WORK TO COMPLETE :: Can you output the material exactly as written, minus any pictures it holds?

***** DATA

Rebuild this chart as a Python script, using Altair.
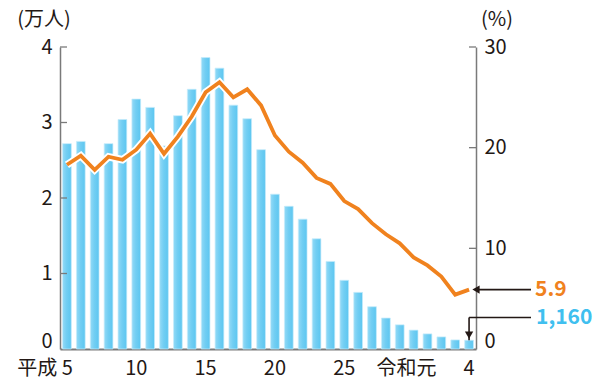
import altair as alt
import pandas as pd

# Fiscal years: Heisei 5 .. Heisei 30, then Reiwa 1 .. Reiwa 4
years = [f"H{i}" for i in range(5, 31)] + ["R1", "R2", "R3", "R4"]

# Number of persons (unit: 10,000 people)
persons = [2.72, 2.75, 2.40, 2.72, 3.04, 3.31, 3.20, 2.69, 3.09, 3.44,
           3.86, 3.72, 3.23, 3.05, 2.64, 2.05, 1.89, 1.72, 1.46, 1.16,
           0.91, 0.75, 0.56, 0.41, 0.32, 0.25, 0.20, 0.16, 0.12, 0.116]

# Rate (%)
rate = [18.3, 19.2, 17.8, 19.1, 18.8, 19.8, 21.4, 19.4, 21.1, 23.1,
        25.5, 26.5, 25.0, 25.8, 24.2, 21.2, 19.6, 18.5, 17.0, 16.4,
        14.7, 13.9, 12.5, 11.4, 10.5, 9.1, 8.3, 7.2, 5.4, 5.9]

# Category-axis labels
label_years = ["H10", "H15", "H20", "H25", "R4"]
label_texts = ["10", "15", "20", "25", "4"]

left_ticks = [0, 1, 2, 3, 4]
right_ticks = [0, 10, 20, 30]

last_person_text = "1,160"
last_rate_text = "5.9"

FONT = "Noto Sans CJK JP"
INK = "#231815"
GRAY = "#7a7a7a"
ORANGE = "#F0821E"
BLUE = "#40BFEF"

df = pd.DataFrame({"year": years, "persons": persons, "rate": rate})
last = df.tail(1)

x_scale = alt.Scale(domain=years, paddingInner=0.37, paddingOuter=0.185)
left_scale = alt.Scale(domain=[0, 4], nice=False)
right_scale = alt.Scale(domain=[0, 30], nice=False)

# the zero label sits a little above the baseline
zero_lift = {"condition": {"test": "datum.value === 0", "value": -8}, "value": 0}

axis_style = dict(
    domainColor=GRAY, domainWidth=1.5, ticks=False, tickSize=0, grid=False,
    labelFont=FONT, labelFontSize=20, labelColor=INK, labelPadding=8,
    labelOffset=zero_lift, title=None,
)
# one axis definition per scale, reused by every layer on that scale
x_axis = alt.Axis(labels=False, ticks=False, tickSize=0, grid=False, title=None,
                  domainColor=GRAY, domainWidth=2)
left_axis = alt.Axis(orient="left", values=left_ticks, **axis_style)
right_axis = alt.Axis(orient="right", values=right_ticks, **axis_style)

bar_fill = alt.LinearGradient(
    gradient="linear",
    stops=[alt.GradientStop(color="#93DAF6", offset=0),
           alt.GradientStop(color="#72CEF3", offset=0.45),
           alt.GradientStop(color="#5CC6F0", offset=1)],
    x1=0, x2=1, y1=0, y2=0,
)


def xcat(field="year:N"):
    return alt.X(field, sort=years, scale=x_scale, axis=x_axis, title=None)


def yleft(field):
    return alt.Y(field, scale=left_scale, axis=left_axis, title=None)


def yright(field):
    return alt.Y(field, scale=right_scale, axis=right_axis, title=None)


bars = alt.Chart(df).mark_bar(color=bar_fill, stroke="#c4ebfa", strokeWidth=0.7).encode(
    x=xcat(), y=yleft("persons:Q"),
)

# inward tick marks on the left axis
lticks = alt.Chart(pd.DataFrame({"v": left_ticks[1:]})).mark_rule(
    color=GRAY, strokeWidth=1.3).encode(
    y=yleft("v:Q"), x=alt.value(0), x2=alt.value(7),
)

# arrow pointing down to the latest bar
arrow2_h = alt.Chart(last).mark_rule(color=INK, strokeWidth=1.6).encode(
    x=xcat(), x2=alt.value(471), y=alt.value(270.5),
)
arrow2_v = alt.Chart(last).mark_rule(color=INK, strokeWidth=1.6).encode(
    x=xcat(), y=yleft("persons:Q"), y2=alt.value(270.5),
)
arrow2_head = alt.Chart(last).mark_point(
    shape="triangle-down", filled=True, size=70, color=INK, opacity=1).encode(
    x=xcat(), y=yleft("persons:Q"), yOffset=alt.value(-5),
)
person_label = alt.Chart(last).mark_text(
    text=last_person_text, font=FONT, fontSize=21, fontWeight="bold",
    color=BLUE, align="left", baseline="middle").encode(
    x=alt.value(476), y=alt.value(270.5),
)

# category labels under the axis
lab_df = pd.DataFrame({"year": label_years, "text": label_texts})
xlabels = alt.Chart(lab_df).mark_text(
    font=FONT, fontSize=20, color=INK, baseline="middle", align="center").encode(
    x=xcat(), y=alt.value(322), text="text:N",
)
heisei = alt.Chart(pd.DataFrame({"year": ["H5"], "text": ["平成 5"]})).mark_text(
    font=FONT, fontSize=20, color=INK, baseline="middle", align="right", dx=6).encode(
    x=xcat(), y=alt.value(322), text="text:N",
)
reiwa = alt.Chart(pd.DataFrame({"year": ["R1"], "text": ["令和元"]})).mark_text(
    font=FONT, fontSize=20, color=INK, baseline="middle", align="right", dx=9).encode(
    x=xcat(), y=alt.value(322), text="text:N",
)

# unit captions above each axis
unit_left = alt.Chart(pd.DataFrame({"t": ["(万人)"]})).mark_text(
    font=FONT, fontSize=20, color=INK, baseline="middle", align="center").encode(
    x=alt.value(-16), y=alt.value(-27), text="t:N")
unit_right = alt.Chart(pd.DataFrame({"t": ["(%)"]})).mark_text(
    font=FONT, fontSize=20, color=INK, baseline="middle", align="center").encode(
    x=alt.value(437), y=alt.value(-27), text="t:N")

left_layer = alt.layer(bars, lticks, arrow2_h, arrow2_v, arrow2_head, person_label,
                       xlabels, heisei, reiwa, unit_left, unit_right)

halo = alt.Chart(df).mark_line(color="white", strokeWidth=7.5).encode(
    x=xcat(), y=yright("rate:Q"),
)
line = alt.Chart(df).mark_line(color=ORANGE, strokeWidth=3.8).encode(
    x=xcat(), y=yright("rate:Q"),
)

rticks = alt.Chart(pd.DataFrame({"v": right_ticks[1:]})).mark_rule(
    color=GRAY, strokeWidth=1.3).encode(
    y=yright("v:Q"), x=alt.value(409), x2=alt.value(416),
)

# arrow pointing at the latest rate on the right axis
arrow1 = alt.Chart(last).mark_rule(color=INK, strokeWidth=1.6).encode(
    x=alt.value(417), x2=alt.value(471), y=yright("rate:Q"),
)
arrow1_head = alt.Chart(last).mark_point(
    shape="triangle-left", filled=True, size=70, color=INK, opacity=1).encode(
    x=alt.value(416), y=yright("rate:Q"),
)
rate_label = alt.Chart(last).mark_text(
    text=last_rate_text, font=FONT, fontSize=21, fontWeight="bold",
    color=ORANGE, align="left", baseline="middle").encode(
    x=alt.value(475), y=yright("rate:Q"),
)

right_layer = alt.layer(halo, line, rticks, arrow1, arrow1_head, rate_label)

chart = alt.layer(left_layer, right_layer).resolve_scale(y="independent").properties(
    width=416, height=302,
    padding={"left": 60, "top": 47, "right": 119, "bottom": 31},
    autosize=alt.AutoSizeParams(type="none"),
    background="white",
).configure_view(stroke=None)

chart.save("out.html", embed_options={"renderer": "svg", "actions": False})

**********

REPLY TO THE TASK ::
Rebuild this chart as a Python script, using Altair.
import altair as alt
import pandas as pd

# Fiscal years: Heisei 5 .. Heisei 30, then Reiwa 1 .. Reiwa 4
years = [f"H{i}" for i in range(5, 31)] + ["R1", "R2", "R3", "R4"]

# Number of persons (unit: 10,000 people)
persons = [2.72, 2.75, 2.40, 2.72, 3.04, 3.31, 3.20, 2.69, 3.09, 3.44,
           3.86, 3.72, 3.23, 3.05, 2.64, 2.05, 1.89, 1.72, 1.46, 1.16,
           0.91, 0.75, 0.56, 0.41, 0.32, 0.25, 0.20, 0.16, 0.12, 0.116]

# Rate (%)
rate = [18.3, 19.2, 17.8, 19.1, 18.8, 19.8, 21.4, 19.4, 21.1, 23.1,
        25.5, 26.5, 25.0, 25.8, 24.2, 21.2, 19.6, 18.5, 17.0, 16.4,
        14.7, 13.9, 12.5, 11.4, 10.5, 9.1, 8.3, 7.2, 5.4, 5.9]

# Category-axis labels
label_years = ["H10", "H15", "H20", "H25", "R4"]
label_texts = ["10", "15", "20", "25", "4"]

left_ticks = [0, 1, 2, 3, 4]
right_ticks = [0, 10, 20, 30]

last_person_text = "1,160"
last_rate_text = "5.9"

FONT = "Noto Sans CJK JP"
INK = "#231815"
GRAY = "#7a7a7a"
ORANGE = "#F0821E"
BLUE = "#40BFEF"

df = pd.DataFrame({"year": years, "persons": persons, "rate": rate})
last = df.tail(1)

x_scale = alt.Scale(domain=years, paddingInner=0.37, paddingOuter=0.185)
left_scale = alt.Scale(domain=[0, 4], nice=False)
right_scale = alt.Scale(domain=[0, 30], nice=False)

# the zero label sits a little above the baseline
zero_lift = {"condition": {"test": "datum.value === 0", "value": -8}, "value": 0}

axis_style = dict(
    domainColor=GRAY, domainWidth=1.5, ticks=False, tickSize=0, grid=False,
    labelFont=FONT, labelFontSize=20, labelColor=INK, labelPadding=8,
    labelOffset=zero_lift, title=None,
)
# one axis definition per scale, reused by every layer on that scale
x_axis = alt.Axis(labels=False, ticks=False, tickSize=0, grid=False, title=None,
                  domainColor=GRAY, domainWidth=2)
left_axis = alt.Axis(orient="left", values=left_ticks, **axis_style)
right_axis = alt.Axis(orient="right", values=right_ticks, **axis_style)

bar_fill = alt.LinearGradient(
    gradient="linear",
    stops=[alt.GradientStop(color="#93DAF6", offset=0),
           alt.GradientStop(color="#72CEF3", offset=0.45),
           alt.GradientStop(color="#5CC6F0", offset=1)],
    x1=0, x2=1, y1=0, y2=0,
)


def xcat(field="year:N"):
    return alt.X(field, sort=years, scale=x_scale, axis=x_axis, title=None)


def yleft(field):
    return alt.Y(field, scale=left_scale, axis=left_axis, title=None)


def yright(field):
    return alt.Y(field, scale=right_scale, axis=right_axis, title=None)


bars = alt.Chart(df).mark_bar(color=bar_fill, stroke="#c4ebfa", strokeWidth=0.7).encode(
    x=xcat(), y=yleft("persons:Q"),
)

# inward tick marks on the left axis
lticks = alt.Chart(pd.DataFrame({"v": left_ticks[1:]})).mark_rule(
    color=GRAY, strokeWidth=1.3).encode(
    y=yleft("v:Q"), x=alt.value(0), x2=alt.value(7),
)

# arrow pointing down to the latest bar
arrow2_h = alt.Chart(last).mark_rule(color=INK, strokeWidth=1.6).encode(
    x=xcat(), x2=alt.value(471), y=alt.value(270.5),
)
arrow2_v = alt.Chart(last).mark_rule(color=INK, strokeWidth=1.6).encode(
    x=xcat(), y=yleft("persons:Q"), y2=alt.value(270.5),
)
arrow2_head = alt.Chart(last).mark_point(
    shape="triangle-down", filled=True, size=70, color=INK, opacity=1).encode(
    x=xcat(), y=yleft("persons:Q"), yOffset=alt.value(-5),
)
person_label = alt.Chart(last).mark_text(
    text=last_person_text, font=FONT, fontSize=21, fontWeight="bold",
    color=BLUE, align="left", baseline="middle").encode(
    x=alt.value(476), y=alt.value(270.5),
)

# category labels under the axis
lab_df = pd.DataFrame({"year": label_years, "text": label_texts})
xlabels = alt.Chart(lab_df).mark_text(
    font=FONT, fontSize=20, color=INK, baseline="middle", align="center").encode(
    x=xcat(), y=alt.value(322), text="text:N",
)
heisei = alt.Chart(pd.DataFrame({"year": ["H5"], "text": ["平成 5"]})).mark_text(
    font=FONT, fontSize=20, color=INK, baseline="middle", align="right", dx=6).encode(
    x=xcat(), y=alt.value(322), text="text:N",
)
reiwa = alt.Chart(pd.DataFrame({"year": ["R1"], "text": ["令和元"]})).mark_text(
    font=FONT, fontSize=20, color=INK, baseline="middle", align="right", dx=9).encode(
    x=xcat(), y=alt.value(322), text="text:N",
)

# unit captions above each axis
unit_left = alt.Chart(pd.DataFrame({"t": ["(万人)"]})).mark_text(
    font=FONT, fontSize=20, color=INK, baseline="middle", align="center").encode(
    x=alt.value(-16), y=alt.value(-27), text="t:N")
unit_right = alt.Chart(pd.DataFrame({"t": ["(%)"]})).mark_text(
    font=FONT, fontSize=20, color=INK, baseline="middle", align="center").encode(
    x=alt.value(437), y=alt.value(-27), text="t:N")

left_layer = alt.layer(bars, lticks, arrow2_h, arrow2_v, arrow2_head, person_label,
                       xlabels, heisei, reiwa, unit_left, unit_right)

halo = alt.Chart(df).mark_line(color="white", strokeWidth=7.5).encode(
    x=xcat(), y=yright("rate:Q"),
)
line = alt.Chart(df).mark_line(color=ORANGE, strokeWidth=3.8).encode(
    x=xcat(), y=yright("rate:Q"),
)

rticks = alt.Chart(pd.DataFrame({"v": right_ticks[1:]})).mark_rule(
    color=GRAY, strokeWidth=1.3).encode(
    y=yright("v:Q"), x=alt.value(409), x2=alt.value(416),
)

# arrow pointing at the latest rate on the right axis
arrow1 = alt.Chart(last).mark_rule(color=INK, strokeWidth=1.6).encode(
    x=alt.value(417), x2=alt.value(471), y=yright("rate:Q"),
)
arrow1_head = alt.Chart(last).mark_point(
    shape="triangle-left", filled=True, size=70, color=INK, opacity=1).encode(
    x=alt.value(416), y=yright("rate:Q"),
)
rate_label = alt.Chart(last).mark_text(
    text=last_rate_text, font=FONT, fontSize=21, fontWeight="bold",
    color=ORANGE, align="left", baseline="middle").encode(
    x=alt.value(475), y=yright("rate:Q"),
)

right_layer = alt.layer(halo, line, rticks, arrow1, arrow1_head, rate_label)

chart = alt.layer(left_layer, right_layer).resolve_scale(y="independent").properties(
    width=416, height=302,
    padding={"left": 60, "top": 47, "right": 119, "bottom": 31},
    autosize=alt.AutoSizeParams(type="none"),
    background="white",
).configure_view(stroke=None)

chart.save("out.html", embed_options={"renderer": "svg", "actions": False})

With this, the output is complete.